The WIAA was ordered to declare that Halter had properly served his suspension for unsportsmanlike conduct at the Badger Invitational, and to reinstate his title and points from the 2019 varsity level wrestling regionals and subsequent meets. The court issued a permanent injunction reinstating Halter’s 2019 WIAA Division I state wrestling title.
The Dissent
Judge Lisa Neubauer wrote a detailed dissent emphasizing that the WIAA consistently interpreted its “next competitive event” rule as “the next event consistent with the student-athlete’s competitive history and the event from which the suspension arose.” For Halter, this meant the next varsity match, which was the regional meet. Stressing substance over form, Neubauer recognized the obvious: the WIAA declined to permit Halter to serve the suspension at a junior varsity event because that would have allowed him to avoid the consequence of his unsportsmanlike conduct.

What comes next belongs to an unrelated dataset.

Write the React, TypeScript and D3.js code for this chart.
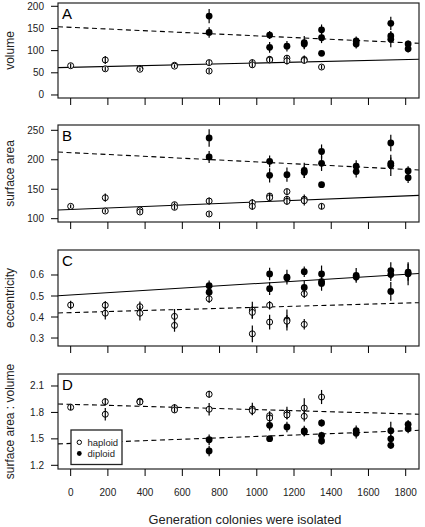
import React from "react";
import * as d3 from "d3";

// Generations at which colonies were isolated
const generations = [0, 186, 372, 558, 744, 976, 1069, 1162, 1255, 1348, 1534, 1720, 1813];
const xTicks = [0, 200, 400, 600, 800, 1000, 1200, 1400, 1600, 1800];

// [generation, mean, error half-width]
const volumeHaploid = [
  [0, 66, 5], [186, 79, 9], [186, 59, 5], [372, 60, 4], [372, 58, 4], [558, 67, 4], [558, 65, 4],
  [744, 73, 6], [744, 54, 5], [976, 73, 7], [976, 68, 6], [1069, 80.5, 6], [1069, 79, 6],
  [1162, 83, 7], [1162, 77, 8], [1255, 80, 9], [1255, 78, 7], [1348, 63, 5],
];
const volumeDiploid = [
  [744, 178, 16], [744, 141, 12], [1069, 135, 9], [1069, 107.5, 12], [1162, 110, 12],
  [1255, 118, 15], [1255, 115, 10], [1348, 147, 12], [1348, 129, 12], [1348, 94, 5],
  [1534, 122, 10], [1534, 115, 10], [1720, 161.6, 15], [1720, 133, 10], [1720, 125.6, 18],
  [1813, 115, 8], [1813, 104, 8],
];
const areaHaploid = [
  [0, 121, 3], [186, 135.6, 7], [186, 113, 3], [372, 114.8, 3], [372, 111.4, 3], [558, 123.8, 4],
  [558, 119.3, 4], [744, 130, 6], [744, 108, 4], [976, 127, 6], [976, 121, 6], [1069, 138.5, 5],
  [1069, 135.6, 5], [1162, 146, 5], [1162, 133, 6], [1162, 129.5, 6], [1255, 133, 8],
  [1255, 130.5, 8], [1348, 121, 5],
];
const areaDiploid = [
  [744, 237, 15], [744, 204.7, 10], [1069, 197.4, 10], [1069, 173.6, 12], [1162, 174.7, 12],
  [1255, 182, 13], [1255, 179, 10], [1348, 214, 12], [1348, 194, 13], [1348, 157.7, 5],
  [1534, 189, 10], [1534, 180, 10], [1720, 228.5, 14], [1720, 194, 10], [1720, 190.6, 18],
  [1813, 181, 8], [1813, 169.6, 9],
];
const eccHaploid = [
  [0, 0.457, 0.02], [186, 0.456, 0.02], [186, 0.418, 0.03], [372, 0.449, 0.025], [372, 0.418, 0.035],
  [558, 0.403, 0.035], [558, 0.36, 0.03], [744, 0.487, 0.02], [976, 0.433, 0.04], [976, 0.422, 0.03],
  [976, 0.32, 0.04], [1069, 0.456, 0.02], [1069, 0.376, 0.035], [1162, 0.386, 0.05],
  [1162, 0.38, 0.03], [1255, 0.511, 0.02], [1255, 0.365, 0.025],
];
const eccDiploid = [
  [744, 0.549, 0.025], [744, 0.518, 0.02], [1069, 0.605, 0.03], [1069, 0.535, 0.03],
  [1162, 0.59, 0.035], [1162, 0.586, 0.02], [1255, 0.616, 0.025], [1255, 0.541, 0.03],
  [1348, 0.605, 0.04], [1348, 0.568, 0.025], [1348, 0.56, 0.035], [1534, 0.598, 0.035],
  [1534, 0.59, 0.02], [1720, 0.621, 0.04], [1720, 0.602, 0.03], [1720, 0.522, 0.045],
  [1813, 0.613, 0.04], [1813, 0.606, 0.055],
];
const ratioHaploid = [
  [0, 1.858, 0.03], [186, 1.922, 0.04], [186, 1.779, 0.07], [372, 1.927, 0.03], [372, 1.918, 0.03],
  [558, 1.854, 0.04], [558, 1.828, 0.03], [744, 2.006, 0.04], [744, 1.836, 0.07], [976, 1.839, 0.07],
  [976, 1.82, 0.05], [1069, 1.763, 0.05], [1069, 1.737, 0.05], [1162, 1.794, 0.07],
  [1162, 1.771, 0.05], [1255, 1.85, 0.11], [1255, 1.756, 0.06], [1348, 1.975, 0.08],
];
const ratioDiploid = [
  [744, 1.49, 0.06], [744, 1.362, 0.06], [1069, 1.654, 0.06], [1069, 1.502, 0.03], [1162, 1.635, 0.06],
  [1255, 1.59, 0.06], [1255, 1.58, 0.05], [1348, 1.68, 0.04], [1348, 1.54, 0.04], [1348, 1.476, 0.04],
  [1534, 1.593, 0.06], [1534, 1.563, 0.06], [1720, 1.593, 0.1], [1720, 1.5, 0.05], [1720, 1.427, 0.04],
  [1813, 1.665, 0.05], [1813, 1.615, 0.05],
];

// Fitted lines: [intercept, slope, dashed?]
const volumeFits = [[62.4, 0.00967, false], [152.6, -0.0193, true]];
const areaFits = [[115.7, 0.0128, false], [212.1, -0.01574, true]];
const eccFits = [[0.505, 0.0000545, false], [0.421, 0.0000252, true]];
const ratioFits = [[1.892, -0.0000602, true], [1.448, 0.0000797, true]];

const panelLetters = ["A", "B", "C", "D"];
const yTitles = ["volume", "surface area", "eccentricity", "surface area : volume"];
const yTickSets = [
  [0, 50, 100, 150, 200],
  [100, 150, 200, 250],
  [0.3, 0.4, 0.5, 0.6],
  [1.2, 1.5, 1.8, 2.1],
];
const yDomains = [
  [-6.8, 207.4],
  [94.4, 259],
  [0.262, 0.719],
  [1.158, 2.236],
];
const legendLabels = ["haploid", "diploid"];

const FONT = "'Liberation Sans', Arial, Helvetica, sans-serif";
const W = 425;
const H = 527;
const LEFT = 58;
const RIGHT = 419;
const tops = [3, 125, 250, 374];
const bottoms = [98, 222, 346, 469];

const panels = [
  { hap: volumeHaploid, dip: volumeDiploid, fits: volumeFits, fmt: (v: number) => String(v) },
  { hap: areaHaploid, dip: areaDiploid, fits: areaFits, fmt: (v: number) => String(v) },
  { hap: eccHaploid, dip: eccDiploid, fits: eccFits, fmt: (v: number) => v.toFixed(1) },
  { hap: ratioHaploid, dip: ratioDiploid, fits: ratioFits, fmt: (v: number) => v.toFixed(1) },
];

export default function App() {
  const x = d3.scaleLinear().domain([-68, 1871.5]).range([LEFT, RIGHT]);
  void generations;
  return (
    <svg width={W} height={H} style={{ position: "absolute", left: 0, top: 0, background: "#fff" }} fontFamily={FONT}>
      <rect x={0} y={0} width={W} height={H} fill="#fff" />
      <defs>
        {panels.map((_, i) => (
          <clipPath id={`clip${i}`} key={i}>
            <rect x={LEFT} y={tops[i]} width={RIGHT - LEFT} height={bottoms[i] - tops[i]} />
          </clipPath>
        ))}
      </defs>
      {panels.map((p, i) => {
        const y = d3.scaleLinear().domain(yDomains[i]).range([bottoms[i], tops[i]]);
        const x0 = x.domain()[0];
        const x1 = x.domain()[1];
        const mid = (tops[i] + bottoms[i]) / 2;
        return (
          <g key={i}>
            {/* fitted lines */}
            <g clipPath={`url(#clip${i})`}>
              {p.fits.map((f, k) => {
                const [a, b, dashed] = f as [number, number, boolean];
                return (
                  <line
                    key={k}
                    x1={x(x0)}
                    x2={x(x1)}
                    y1={y(a + b * x0)}
                    y2={y(a + b * x1)}
                    stroke="#000"
                    strokeWidth={1.1}
                    strokeDasharray={dashed ? "5,3.5" : undefined}
                  />
                );
              })}
            </g>
            {/* haploid: open circles */}
            {p.hap.map((d, k) => (
              <g key={`h${k}`}>
                <circle cx={x(d[0])} cy={y(d[1])} r={3} fill="#fff" stroke="#000" strokeWidth={1} />
                <line x1={x(d[0])} x2={x(d[0])} y1={y(d[1] - d[2])} y2={y(d[1] + d[2])} stroke="#000" strokeWidth={1.2} />
              </g>
            ))}
            {/* diploid: filled circles */}
            {p.dip.map((d, k) => (
              <g key={`d${k}`}>
                <line x1={x(d[0])} x2={x(d[0])} y1={y(d[1] - d[2])} y2={y(d[1] + d[2])} stroke="#000" strokeWidth={1.2} />
                <circle cx={x(d[0])} cy={y(d[1])} r={3.4} fill="#000" />
              </g>
            ))}
            {/* box */}
            <rect x={LEFT} y={tops[i]} width={RIGHT - LEFT} height={bottoms[i] - tops[i]} fill="none" stroke="#222" strokeWidth={1.2} />
            {/* y axis */}
            {yTickSets[i].map((t) => (
              <g key={t}>
                <line x1={LEFT - 7} x2={LEFT} y1={y(t)} y2={y(t)} stroke="#000" strokeWidth={1} />
                <text x={LEFT - 14} y={y(t)} dy="0.35em" textAnchor="end" fontSize={10} fill="#222">
                  {p.fmt(t)}
                </text>
              </g>
            ))}
            {/* x ticks */}
            {xTicks.map((t) => (
              <line key={t} x1={x(t)} x2={x(t)} y1={bottoms[i]} y2={bottoms[i] + 7} stroke="#000" strokeWidth={1} />
            ))}
            {i === 3 &&
              xTicks.map((t) => (
                <text key={`l${t}`} x={x(t)} y={495.5} textAnchor="middle" fontSize={10} fill="#222">
                  {t}
                </text>
              ))}
            {/* y title */}
            <text transform={`translate(13.5, ${mid}) rotate(-90)`} textAnchor="middle" fontSize={12} fill="#222">
              {yTitles[i]}
            </text>
            {/* panel letter */}
            <text x={62} y={tops[i] + 16} fontSize={15} fill="#000">
              {panelLetters[i]}
            </text>
          </g>
        );
      })}
      {/* legend */}
      <g>
        <rect x={71} y={430} width={51} height={34.5} fill="#fff" stroke="#222" strokeWidth={1.3} />
        <circle cx={79.3} cy={442.3} r={2.2} fill="#fff" stroke="#000" strokeWidth={1} />
        <circle cx={79.3} cy={453.5} r={2.4} fill="#000" />
        <text x={87.5} y={445.5} fontSize={9.5} fill="#222">{legendLabels[0]}</text>
        <text x={87.5} y={456.7} fontSize={9.5} fill="#222">{legendLabels[1]}</text>
      </g>
      <text x={245} y={523.5} textAnchor="middle" fontSize={12.8} fill="#222">
        Generation colonies were isolated
      </text>
    </svg>
  );
}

Neubauer stated that the WIAA’s decision was reasonable, and the court should have deferred to the judgment of the voluntary association. Examining the organization’s history, she emphasized that the 1994-95 WIAA yearbook clearly stated that an unsportsmanlike disqualification in the final regular season contest of an individual sport would result in an athlete missing the following schedule meet, even if it were a tournament. In this case, Halter’s next scheduled meet was the regional tournament and not the Badger Invitational.
Neubauer echoed the trial judge’s finding that the only “consequence” that Halter served was doing homework at school while missing a match in which he otherwise would not have participated, concluding that was “no sanction whatsoever.” Neubauer added: [The decision] gave Halter “a suspension of no consequence and permitted him to compete with others who played by the rules. It is also unfair to athletes who have been ejected but who lacked a similar fortuitous opportunity to serve a suspension at an intervening lower-level competition.”